Leave out all pictures and give back precisely the lines from the line with "Give me the Chart.js source for this chart." to the line with "const freqTicks = [0, 0.1, 0.2, 0.3, 0.4, 0.5];", including those two lines.

--- Start Given information ---

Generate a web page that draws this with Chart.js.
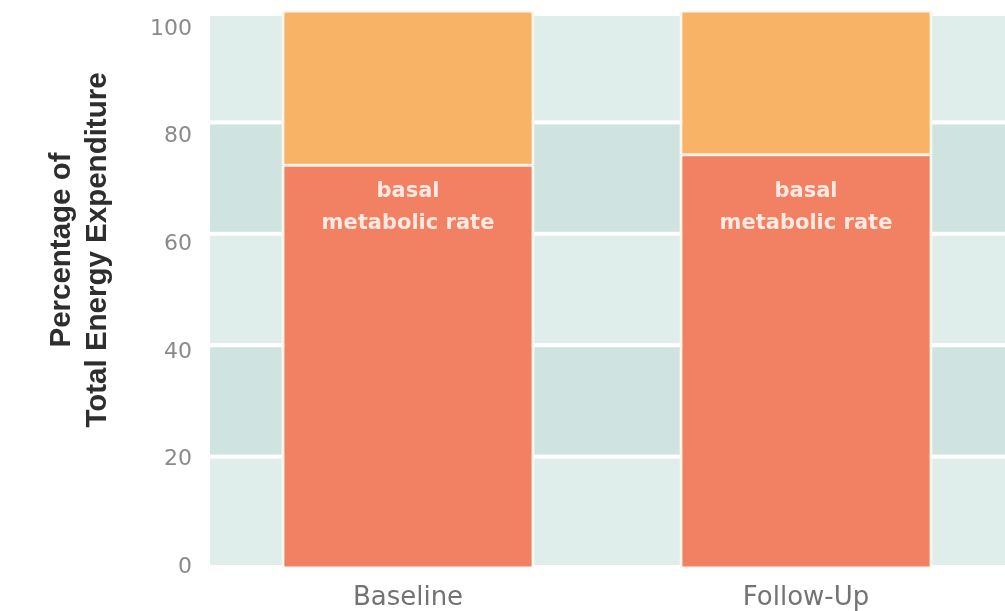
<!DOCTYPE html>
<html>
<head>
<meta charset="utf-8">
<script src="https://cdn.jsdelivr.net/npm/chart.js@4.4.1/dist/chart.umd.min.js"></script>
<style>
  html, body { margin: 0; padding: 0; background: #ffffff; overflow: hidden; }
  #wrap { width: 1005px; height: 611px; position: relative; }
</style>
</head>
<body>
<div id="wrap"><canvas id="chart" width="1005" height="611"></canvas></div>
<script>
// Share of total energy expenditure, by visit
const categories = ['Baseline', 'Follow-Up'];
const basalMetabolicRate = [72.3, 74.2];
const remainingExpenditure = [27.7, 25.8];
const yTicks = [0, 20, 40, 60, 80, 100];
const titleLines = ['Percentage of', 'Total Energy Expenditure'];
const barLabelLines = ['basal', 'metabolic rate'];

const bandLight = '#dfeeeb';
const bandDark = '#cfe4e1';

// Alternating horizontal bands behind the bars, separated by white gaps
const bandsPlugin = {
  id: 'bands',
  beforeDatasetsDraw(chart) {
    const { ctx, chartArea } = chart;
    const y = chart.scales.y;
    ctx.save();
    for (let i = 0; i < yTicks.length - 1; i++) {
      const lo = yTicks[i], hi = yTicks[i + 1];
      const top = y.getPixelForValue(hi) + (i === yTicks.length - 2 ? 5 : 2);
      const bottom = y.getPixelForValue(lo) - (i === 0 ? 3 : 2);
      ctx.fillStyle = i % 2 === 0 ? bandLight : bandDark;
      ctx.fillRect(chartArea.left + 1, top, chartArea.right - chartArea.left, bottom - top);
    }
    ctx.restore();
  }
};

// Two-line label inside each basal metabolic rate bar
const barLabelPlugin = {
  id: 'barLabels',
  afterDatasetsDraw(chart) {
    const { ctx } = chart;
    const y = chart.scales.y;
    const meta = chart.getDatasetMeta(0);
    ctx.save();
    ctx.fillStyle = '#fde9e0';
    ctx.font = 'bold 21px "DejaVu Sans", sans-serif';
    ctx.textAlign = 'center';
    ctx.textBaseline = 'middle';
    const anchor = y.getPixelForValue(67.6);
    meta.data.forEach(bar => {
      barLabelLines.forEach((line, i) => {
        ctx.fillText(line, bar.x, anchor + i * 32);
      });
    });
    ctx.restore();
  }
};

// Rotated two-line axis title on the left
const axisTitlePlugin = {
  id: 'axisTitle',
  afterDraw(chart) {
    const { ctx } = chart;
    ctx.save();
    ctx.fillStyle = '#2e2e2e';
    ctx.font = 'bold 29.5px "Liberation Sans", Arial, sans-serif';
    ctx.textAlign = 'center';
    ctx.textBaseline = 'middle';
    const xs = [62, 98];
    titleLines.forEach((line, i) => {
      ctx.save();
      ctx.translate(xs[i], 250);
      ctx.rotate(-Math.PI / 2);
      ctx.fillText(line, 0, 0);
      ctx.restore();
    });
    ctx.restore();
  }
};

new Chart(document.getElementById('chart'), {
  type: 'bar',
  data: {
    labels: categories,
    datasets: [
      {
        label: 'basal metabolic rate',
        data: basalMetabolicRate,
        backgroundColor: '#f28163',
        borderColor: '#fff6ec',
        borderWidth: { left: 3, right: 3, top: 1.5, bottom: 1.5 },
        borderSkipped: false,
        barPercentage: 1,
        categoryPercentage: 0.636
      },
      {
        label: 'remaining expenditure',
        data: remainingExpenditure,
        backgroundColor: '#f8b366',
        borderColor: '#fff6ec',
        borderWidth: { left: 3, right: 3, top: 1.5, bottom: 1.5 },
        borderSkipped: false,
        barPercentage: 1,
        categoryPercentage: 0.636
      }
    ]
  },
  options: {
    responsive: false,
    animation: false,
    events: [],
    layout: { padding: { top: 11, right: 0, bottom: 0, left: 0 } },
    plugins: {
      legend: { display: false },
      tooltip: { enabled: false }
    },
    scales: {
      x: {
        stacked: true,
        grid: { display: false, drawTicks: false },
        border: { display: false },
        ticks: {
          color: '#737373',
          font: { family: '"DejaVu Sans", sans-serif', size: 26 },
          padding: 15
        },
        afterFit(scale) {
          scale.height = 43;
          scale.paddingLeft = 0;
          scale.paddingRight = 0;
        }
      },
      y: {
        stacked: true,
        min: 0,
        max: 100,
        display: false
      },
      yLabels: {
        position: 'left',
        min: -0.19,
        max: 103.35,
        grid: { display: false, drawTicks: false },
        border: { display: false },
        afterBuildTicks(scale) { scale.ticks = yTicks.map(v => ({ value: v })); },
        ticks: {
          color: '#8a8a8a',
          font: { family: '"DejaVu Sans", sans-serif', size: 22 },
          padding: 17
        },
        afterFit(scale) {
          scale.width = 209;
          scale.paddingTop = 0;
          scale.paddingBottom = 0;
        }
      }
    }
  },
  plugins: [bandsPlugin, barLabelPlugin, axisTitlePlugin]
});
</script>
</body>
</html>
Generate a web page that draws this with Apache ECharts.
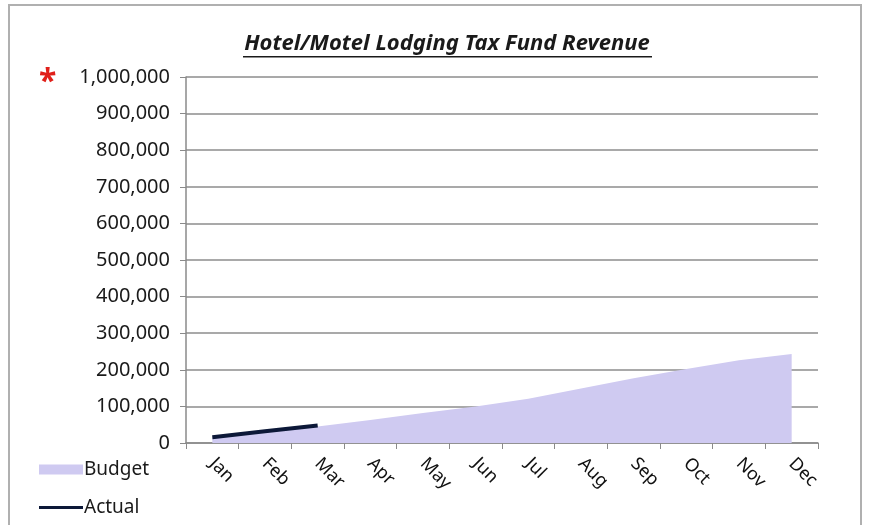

--- End Given information ---
--- Start Given information ---

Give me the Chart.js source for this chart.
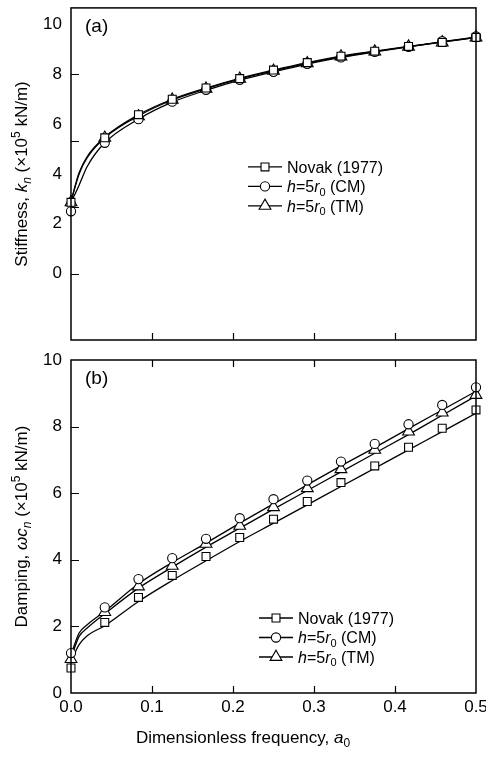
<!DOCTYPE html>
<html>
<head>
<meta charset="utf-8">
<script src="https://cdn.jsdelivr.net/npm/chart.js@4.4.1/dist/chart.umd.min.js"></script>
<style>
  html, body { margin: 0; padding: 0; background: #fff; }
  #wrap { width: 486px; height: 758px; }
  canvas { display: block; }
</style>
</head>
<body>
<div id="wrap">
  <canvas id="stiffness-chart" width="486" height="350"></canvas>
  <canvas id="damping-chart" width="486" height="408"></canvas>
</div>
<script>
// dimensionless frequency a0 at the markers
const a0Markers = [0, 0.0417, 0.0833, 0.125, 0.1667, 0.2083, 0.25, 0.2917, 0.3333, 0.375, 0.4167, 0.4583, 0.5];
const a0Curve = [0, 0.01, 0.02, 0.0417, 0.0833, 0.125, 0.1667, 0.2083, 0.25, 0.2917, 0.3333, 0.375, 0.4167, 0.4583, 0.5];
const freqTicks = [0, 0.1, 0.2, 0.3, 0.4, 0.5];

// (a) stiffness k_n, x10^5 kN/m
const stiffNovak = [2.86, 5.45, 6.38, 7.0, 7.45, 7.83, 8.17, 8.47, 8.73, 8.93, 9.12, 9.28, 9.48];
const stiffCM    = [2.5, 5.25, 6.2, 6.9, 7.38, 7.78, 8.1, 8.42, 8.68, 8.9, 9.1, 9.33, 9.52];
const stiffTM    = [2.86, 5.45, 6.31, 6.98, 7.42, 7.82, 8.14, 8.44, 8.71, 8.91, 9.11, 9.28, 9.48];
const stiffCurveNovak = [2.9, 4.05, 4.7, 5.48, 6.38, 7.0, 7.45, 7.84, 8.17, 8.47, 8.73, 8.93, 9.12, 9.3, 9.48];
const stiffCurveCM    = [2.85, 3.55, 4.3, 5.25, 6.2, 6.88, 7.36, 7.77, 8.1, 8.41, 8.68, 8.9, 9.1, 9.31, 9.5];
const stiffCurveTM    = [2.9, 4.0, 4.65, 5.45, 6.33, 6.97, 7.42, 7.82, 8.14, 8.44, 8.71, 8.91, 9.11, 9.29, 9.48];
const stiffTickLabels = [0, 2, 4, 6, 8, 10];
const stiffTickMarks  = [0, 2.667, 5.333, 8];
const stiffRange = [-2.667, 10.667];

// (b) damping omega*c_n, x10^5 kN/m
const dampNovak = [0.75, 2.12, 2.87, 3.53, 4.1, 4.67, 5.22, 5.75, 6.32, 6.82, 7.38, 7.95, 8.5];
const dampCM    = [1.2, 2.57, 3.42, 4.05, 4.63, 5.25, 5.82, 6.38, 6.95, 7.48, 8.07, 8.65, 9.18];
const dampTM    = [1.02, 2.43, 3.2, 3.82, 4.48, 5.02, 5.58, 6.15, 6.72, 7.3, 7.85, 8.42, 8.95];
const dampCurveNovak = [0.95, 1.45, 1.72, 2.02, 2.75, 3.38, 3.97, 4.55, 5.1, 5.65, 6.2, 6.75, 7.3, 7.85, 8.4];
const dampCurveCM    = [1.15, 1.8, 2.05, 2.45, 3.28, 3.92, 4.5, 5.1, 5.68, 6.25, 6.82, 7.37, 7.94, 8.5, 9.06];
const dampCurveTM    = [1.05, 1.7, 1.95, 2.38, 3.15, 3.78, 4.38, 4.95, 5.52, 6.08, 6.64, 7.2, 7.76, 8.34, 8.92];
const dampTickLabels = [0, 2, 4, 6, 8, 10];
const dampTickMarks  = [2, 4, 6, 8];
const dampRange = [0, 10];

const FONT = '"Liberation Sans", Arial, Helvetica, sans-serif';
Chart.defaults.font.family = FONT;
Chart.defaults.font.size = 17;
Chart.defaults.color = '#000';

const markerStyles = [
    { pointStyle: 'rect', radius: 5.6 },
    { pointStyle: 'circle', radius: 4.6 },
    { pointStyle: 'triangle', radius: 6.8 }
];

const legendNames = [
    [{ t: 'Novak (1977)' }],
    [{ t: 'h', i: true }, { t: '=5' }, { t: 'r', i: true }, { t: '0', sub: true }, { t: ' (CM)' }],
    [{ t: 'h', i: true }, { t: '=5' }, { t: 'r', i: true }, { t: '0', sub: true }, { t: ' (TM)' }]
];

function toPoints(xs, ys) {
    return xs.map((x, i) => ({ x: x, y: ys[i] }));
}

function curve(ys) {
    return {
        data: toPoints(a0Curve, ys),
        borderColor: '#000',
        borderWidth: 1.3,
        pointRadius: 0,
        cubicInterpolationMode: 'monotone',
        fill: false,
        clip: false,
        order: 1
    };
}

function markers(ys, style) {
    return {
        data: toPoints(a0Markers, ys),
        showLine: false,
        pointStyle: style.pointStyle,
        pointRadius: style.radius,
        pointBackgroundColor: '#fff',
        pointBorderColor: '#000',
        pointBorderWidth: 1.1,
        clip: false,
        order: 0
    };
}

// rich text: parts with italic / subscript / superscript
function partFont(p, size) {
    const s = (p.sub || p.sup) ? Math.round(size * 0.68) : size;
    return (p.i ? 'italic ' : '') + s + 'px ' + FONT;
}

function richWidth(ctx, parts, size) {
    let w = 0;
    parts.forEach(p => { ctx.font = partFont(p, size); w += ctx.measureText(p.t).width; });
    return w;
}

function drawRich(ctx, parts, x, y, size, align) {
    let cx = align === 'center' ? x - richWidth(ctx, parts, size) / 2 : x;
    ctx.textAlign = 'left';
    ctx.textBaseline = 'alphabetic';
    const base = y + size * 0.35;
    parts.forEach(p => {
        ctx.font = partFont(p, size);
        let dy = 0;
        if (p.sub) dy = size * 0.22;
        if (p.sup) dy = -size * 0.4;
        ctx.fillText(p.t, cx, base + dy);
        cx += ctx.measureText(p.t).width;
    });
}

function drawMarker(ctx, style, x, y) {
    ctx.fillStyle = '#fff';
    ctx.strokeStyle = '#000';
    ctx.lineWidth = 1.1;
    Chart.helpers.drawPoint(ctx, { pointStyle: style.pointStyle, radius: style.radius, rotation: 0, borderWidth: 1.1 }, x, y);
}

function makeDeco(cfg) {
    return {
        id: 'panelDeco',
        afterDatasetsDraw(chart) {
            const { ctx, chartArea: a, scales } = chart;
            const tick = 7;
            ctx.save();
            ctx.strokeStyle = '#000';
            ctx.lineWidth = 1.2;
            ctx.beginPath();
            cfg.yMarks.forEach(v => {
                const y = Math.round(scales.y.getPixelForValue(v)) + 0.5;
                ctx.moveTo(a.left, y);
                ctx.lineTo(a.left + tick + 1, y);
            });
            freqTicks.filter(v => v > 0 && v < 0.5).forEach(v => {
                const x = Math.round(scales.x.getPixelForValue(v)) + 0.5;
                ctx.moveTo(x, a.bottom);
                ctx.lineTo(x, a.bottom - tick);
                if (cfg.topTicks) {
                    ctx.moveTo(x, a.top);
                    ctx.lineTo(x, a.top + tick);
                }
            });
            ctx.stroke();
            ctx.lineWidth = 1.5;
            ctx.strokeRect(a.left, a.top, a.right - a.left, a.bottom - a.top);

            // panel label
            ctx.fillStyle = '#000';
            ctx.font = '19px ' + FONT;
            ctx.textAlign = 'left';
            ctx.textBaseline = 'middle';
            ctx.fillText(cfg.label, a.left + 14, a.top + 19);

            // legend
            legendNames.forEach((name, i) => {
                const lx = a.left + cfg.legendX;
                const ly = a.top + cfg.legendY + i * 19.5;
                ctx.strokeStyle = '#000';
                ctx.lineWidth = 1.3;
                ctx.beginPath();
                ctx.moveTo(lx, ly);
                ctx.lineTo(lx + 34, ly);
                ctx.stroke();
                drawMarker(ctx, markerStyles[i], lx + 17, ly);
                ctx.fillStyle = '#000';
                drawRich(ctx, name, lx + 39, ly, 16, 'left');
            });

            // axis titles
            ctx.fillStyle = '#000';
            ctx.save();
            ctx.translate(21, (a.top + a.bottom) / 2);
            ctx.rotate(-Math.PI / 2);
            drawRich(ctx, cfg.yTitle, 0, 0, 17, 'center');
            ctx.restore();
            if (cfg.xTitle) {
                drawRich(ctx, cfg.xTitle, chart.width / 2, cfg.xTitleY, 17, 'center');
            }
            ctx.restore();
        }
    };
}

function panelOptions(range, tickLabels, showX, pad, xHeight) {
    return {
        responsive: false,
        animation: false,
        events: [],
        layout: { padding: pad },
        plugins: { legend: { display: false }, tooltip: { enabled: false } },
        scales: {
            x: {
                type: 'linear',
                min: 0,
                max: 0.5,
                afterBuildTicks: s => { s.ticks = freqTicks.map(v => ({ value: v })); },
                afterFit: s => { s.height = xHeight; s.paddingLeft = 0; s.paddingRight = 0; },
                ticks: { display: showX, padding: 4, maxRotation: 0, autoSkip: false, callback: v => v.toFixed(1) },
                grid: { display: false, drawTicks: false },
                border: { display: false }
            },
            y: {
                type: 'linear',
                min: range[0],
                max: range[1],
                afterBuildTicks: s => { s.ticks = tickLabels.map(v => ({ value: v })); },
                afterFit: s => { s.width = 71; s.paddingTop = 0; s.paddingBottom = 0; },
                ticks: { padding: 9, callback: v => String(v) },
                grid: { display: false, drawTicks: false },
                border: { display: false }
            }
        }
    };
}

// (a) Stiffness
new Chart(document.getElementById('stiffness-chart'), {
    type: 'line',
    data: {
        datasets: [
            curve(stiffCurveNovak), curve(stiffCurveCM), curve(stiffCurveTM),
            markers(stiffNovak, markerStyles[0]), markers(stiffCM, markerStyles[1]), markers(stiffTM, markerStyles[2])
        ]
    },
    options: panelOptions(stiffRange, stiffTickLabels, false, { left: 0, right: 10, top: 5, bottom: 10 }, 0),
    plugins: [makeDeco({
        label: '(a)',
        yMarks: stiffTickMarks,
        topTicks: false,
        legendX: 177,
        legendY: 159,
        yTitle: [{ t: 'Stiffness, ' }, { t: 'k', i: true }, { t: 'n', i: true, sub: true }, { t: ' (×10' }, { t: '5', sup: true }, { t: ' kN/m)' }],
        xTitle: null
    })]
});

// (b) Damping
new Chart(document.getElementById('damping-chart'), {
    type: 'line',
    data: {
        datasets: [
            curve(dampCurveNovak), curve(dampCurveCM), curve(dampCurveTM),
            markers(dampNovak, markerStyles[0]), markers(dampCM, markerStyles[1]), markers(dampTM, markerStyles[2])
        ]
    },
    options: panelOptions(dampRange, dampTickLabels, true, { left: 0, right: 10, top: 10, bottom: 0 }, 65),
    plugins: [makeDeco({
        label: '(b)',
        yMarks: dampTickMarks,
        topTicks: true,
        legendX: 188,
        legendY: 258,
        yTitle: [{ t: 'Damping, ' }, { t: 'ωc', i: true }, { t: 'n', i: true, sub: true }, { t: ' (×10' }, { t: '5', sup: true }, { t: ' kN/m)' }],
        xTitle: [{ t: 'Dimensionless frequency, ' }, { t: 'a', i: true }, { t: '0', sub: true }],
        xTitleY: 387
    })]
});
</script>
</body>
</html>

--- End Given information ---

> Response below:
Give me the Chart.js source for this chart.
<!DOCTYPE html>
<html>
<head>
<meta charset="utf-8">
<script src="https://cdn.jsdelivr.net/npm/chart.js@4.4.1/dist/chart.umd.min.js"></script>
<style>
  html, body { margin: 0; padding: 0; background: #fff; }
  #wrap { width: 486px; height: 758px; }
  canvas { display: block; }
</style>
</head>
<body>
<div id="wrap">
  <canvas id="stiffness-chart" width="486" height="350"></canvas>
  <canvas id="damping-chart" width="486" height="408"></canvas>
</div>
<script>
// dimensionless frequency a0 at the markers
const a0Markers = [0, 0.0417, 0.0833, 0.125, 0.1667, 0.2083, 0.25, 0.2917, 0.3333, 0.375, 0.4167, 0.4583, 0.5];
const a0Curve = [0, 0.01, 0.02, 0.0417, 0.0833, 0.125, 0.1667, 0.2083, 0.25, 0.2917, 0.3333, 0.375, 0.4167, 0.4583, 0.5];
const freqTicks = [0, 0.1, 0.2, 0.3, 0.4, 0.5];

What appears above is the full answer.